--- START OF DATA ---

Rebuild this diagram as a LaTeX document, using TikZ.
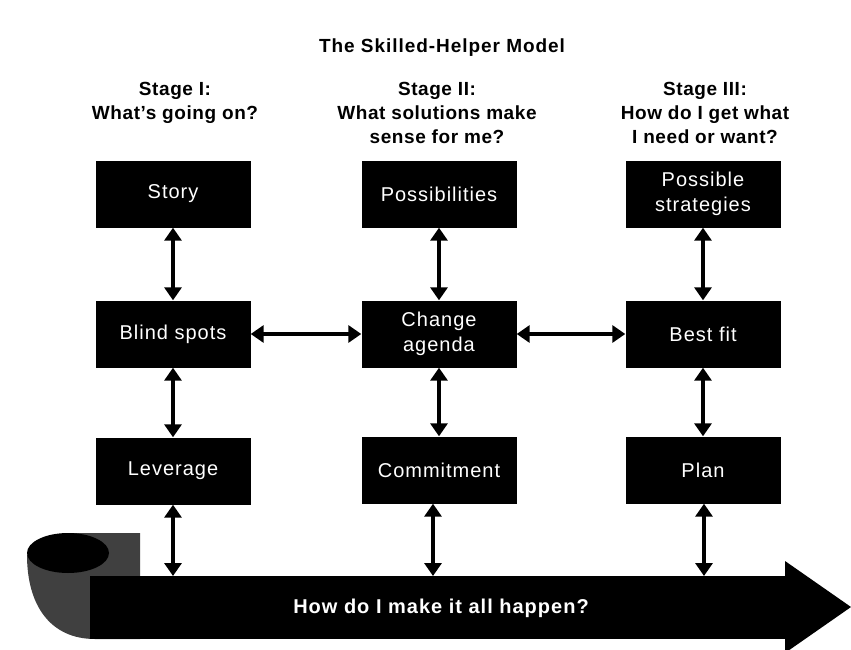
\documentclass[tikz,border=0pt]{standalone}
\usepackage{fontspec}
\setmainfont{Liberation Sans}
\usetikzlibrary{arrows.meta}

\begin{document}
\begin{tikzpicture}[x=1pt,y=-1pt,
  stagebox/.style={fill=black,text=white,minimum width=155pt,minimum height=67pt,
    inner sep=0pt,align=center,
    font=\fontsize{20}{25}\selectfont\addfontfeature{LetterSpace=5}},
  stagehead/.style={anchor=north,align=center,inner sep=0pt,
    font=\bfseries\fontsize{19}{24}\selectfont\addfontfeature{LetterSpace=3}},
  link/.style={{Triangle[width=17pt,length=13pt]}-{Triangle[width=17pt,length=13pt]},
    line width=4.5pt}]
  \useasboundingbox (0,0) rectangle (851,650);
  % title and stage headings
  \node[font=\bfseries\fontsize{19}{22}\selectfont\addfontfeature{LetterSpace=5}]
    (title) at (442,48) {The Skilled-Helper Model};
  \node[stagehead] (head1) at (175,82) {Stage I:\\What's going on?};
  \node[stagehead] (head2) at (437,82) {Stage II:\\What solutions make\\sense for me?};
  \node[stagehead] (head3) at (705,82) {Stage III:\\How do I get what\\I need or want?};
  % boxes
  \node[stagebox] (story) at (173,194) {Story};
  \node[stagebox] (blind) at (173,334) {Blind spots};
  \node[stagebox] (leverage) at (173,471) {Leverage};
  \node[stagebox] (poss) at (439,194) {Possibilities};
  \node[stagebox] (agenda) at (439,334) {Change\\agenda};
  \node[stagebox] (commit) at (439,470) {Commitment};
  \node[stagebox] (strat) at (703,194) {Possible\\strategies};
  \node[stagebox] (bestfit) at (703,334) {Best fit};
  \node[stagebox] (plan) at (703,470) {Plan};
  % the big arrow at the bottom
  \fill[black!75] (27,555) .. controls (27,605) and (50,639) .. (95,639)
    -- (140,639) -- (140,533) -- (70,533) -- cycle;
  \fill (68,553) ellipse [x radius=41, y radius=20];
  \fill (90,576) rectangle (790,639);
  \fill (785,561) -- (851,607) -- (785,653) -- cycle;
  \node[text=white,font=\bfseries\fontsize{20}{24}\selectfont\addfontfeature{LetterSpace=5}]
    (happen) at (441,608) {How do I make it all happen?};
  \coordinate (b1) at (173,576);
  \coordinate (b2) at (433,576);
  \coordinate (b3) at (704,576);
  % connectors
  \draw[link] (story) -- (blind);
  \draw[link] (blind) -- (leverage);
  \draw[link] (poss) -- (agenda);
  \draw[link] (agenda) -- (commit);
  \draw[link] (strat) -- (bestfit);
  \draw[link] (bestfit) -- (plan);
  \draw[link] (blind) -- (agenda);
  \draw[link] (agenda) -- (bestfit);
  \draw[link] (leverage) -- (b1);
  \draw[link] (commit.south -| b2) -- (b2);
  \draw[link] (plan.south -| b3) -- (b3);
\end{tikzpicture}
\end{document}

--- END OF DATA ---

_THE TASK_
Write out the full set of lines verbatim, without the pictures.

_FULL ANSWER_
Rebuild this diagram as a LaTeX document, using TikZ.
\documentclass[tikz,border=0pt]{standalone}
\usepackage{fontspec}
\setmainfont{Liberation Sans}
\usetikzlibrary{arrows.meta}

\begin{document}
\begin{tikzpicture}[x=1pt,y=-1pt,
  stagebox/.style={fill=black,text=white,minimum width=155pt,minimum height=67pt,
    inner sep=0pt,align=center,
    font=\fontsize{20}{25}\selectfont\addfontfeature{LetterSpace=5}},
  stagehead/.style={anchor=north,align=center,inner sep=0pt,
    font=\bfseries\fontsize{19}{24}\selectfont\addfontfeature{LetterSpace=3}},
  link/.style={{Triangle[width=17pt,length=13pt]}-{Triangle[width=17pt,length=13pt]},
    line width=4.5pt}]
  \useasboundingbox (0,0) rectangle (851,650);
  % title and stage headings
  \node[font=\bfseries\fontsize{19}{22}\selectfont\addfontfeature{LetterSpace=5}]
    (title) at (442,48) {The Skilled-Helper Model};
  \node[stagehead] (head1) at (175,82) {Stage I:\\What's going on?};
  \node[stagehead] (head2) at (437,82) {Stage II:\\What solutions make\\sense for me?};
  \node[stagehead] (head3) at (705,82) {Stage III:\\How do I get what\\I need or want?};
  % boxes
  \node[stagebox] (story) at (173,194) {Story};
  \node[stagebox] (blind) at (173,334) {Blind spots};
  \node[stagebox] (leverage) at (173,471) {Leverage};
  \node[stagebox] (poss) at (439,194) {Possibilities};
  \node[stagebox] (agenda) at (439,334) {Change\\agenda};
  \node[stagebox] (commit) at (439,470) {Commitment};
  \node[stagebox] (strat) at (703,194) {Possible\\strategies};
  \node[stagebox] (bestfit) at (703,334) {Best fit};
  \node[stagebox] (plan) at (703,470) {Plan};
  % the big arrow at the bottom
  \fill[black!75] (27,555) .. controls (27,605) and (50,639) .. (95,639)
    -- (140,639) -- (140,533) -- (70,533) -- cycle;
  \fill (68,553) ellipse [x radius=41, y radius=20];
  \fill (90,576) rectangle (790,639);
  \fill (785,561) -- (851,607) -- (785,653) -- cycle;
  \node[text=white,font=\bfseries\fontsize{20}{24}\selectfont\addfontfeature{LetterSpace=5}]
    (happen) at (441,608) {How do I make it all happen?};
  \coordinate (b1) at (173,576);
  \coordinate (b2) at (433,576);
  \coordinate (b3) at (704,576);
  % connectors
  \draw[link] (story) -- (blind);
  \draw[link] (blind) -- (leverage);
  \draw[link] (poss) -- (agenda);
  \draw[link] (agenda) -- (commit);
  \draw[link] (strat) -- (bestfit);
  \draw[link] (bestfit) -- (plan);
  \draw[link] (blind) -- (agenda);
  \draw[link] (agenda) -- (bestfit);
  \draw[link] (leverage) -- (b1);
  \draw[link] (commit.south -| b2) -- (b2);
  \draw[link] (plan.south -| b3) -- (b3);
\end{tikzpicture}
\end{document}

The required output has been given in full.